Your task — In the entries, find all lines that hold the word "this" and copy them.

Plotting code records:

________________________

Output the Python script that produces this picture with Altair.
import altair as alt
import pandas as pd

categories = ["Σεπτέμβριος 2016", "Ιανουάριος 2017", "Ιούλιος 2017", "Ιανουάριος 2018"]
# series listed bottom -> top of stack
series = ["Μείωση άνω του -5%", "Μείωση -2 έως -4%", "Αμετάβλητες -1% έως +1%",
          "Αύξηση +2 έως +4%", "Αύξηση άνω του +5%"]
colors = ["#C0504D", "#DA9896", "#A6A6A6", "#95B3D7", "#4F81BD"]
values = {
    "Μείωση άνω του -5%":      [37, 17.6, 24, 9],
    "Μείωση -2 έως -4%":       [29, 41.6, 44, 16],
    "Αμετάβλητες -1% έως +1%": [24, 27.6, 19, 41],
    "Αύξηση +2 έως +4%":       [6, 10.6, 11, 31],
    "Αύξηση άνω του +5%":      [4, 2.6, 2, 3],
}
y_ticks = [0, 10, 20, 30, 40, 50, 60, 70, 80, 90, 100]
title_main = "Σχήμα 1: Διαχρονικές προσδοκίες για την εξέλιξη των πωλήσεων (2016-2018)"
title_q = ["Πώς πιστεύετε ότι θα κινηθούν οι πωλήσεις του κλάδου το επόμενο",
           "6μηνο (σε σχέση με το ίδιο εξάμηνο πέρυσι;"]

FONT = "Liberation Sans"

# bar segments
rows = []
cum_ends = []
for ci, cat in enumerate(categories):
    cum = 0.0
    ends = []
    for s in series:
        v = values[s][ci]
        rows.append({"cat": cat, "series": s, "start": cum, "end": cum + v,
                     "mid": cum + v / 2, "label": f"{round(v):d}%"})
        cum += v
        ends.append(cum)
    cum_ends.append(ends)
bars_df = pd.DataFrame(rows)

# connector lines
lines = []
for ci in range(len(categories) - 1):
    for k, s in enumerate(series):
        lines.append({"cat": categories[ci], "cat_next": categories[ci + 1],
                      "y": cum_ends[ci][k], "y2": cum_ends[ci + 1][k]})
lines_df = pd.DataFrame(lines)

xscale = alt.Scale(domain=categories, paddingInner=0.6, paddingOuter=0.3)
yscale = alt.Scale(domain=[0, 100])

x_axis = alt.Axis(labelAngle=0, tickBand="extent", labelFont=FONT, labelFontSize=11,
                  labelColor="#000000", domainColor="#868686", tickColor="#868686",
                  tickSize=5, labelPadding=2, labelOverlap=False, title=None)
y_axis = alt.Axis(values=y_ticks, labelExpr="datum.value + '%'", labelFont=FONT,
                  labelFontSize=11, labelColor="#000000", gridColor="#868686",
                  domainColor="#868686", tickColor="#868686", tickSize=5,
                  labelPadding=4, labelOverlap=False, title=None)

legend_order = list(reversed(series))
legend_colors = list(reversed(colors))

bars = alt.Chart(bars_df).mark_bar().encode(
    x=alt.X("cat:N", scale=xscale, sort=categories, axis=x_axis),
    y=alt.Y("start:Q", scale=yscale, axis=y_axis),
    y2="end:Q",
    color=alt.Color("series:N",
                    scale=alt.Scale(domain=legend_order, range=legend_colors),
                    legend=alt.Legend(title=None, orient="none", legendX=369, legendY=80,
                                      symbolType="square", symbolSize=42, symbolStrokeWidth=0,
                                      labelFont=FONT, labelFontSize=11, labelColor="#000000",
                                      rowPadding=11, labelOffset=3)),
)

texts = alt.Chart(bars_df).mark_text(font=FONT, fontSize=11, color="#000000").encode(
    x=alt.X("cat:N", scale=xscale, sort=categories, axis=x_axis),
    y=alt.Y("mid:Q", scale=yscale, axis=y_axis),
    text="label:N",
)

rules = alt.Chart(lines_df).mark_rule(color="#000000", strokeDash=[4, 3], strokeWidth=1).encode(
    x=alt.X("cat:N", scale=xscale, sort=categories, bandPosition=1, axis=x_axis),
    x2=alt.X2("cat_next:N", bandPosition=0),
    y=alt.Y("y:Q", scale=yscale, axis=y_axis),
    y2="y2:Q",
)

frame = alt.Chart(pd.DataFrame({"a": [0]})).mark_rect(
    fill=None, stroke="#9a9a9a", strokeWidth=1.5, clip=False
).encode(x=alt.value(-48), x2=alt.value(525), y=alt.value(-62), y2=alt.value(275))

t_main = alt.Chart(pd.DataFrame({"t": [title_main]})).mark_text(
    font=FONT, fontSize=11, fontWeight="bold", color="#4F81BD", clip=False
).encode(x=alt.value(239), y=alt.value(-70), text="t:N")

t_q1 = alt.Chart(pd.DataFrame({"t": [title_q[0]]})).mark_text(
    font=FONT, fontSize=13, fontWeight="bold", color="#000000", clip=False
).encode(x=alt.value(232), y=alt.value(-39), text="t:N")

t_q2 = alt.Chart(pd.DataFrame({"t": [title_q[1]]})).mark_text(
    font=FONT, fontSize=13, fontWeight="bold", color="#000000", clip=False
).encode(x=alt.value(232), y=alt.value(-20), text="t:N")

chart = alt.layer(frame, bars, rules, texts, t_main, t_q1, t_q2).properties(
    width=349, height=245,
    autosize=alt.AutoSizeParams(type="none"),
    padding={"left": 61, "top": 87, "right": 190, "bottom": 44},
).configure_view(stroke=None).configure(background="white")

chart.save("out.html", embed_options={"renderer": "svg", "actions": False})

________________________

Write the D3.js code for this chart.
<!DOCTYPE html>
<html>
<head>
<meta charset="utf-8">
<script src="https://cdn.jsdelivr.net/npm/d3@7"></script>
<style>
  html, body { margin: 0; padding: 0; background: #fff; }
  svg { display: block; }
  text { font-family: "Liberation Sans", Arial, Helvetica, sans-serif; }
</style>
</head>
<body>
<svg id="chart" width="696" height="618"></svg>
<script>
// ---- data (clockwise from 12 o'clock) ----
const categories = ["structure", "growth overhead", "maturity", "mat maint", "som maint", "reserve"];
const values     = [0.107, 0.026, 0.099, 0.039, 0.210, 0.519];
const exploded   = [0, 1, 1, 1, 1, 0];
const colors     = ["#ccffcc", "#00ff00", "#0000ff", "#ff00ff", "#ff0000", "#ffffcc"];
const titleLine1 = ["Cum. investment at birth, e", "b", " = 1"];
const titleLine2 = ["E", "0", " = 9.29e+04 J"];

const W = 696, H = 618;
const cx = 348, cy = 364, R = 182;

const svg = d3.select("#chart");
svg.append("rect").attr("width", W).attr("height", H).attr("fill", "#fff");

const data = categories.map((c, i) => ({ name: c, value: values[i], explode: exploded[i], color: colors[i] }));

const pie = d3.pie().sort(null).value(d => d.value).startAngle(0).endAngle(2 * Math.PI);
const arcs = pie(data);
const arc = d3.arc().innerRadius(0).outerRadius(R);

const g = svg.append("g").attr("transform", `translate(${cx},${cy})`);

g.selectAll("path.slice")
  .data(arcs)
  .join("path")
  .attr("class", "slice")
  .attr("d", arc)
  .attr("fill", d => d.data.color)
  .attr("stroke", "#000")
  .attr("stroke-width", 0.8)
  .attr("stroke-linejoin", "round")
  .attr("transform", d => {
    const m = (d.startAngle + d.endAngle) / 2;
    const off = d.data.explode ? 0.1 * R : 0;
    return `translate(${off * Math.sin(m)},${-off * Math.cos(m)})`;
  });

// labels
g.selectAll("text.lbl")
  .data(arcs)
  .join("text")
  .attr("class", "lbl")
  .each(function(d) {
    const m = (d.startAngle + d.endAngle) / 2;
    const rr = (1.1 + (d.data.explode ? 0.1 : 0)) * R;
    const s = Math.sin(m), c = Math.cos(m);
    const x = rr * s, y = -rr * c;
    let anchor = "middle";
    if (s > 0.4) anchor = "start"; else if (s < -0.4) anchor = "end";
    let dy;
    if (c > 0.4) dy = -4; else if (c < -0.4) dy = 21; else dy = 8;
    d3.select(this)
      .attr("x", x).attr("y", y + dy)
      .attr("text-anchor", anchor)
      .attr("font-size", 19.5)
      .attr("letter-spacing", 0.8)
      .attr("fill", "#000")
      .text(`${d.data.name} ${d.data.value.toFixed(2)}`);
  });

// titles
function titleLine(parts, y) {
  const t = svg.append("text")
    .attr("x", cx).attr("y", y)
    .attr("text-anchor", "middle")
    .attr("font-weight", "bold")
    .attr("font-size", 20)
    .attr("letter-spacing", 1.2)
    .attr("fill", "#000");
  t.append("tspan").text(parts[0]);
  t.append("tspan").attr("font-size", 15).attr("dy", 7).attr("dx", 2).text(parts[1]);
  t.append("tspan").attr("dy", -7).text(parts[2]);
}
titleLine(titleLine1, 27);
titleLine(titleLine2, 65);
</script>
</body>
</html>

________________________

The solution —
Output the Python script that produces this picture with Altair.
Write the D3.js code for this chart.
    d3.select(this)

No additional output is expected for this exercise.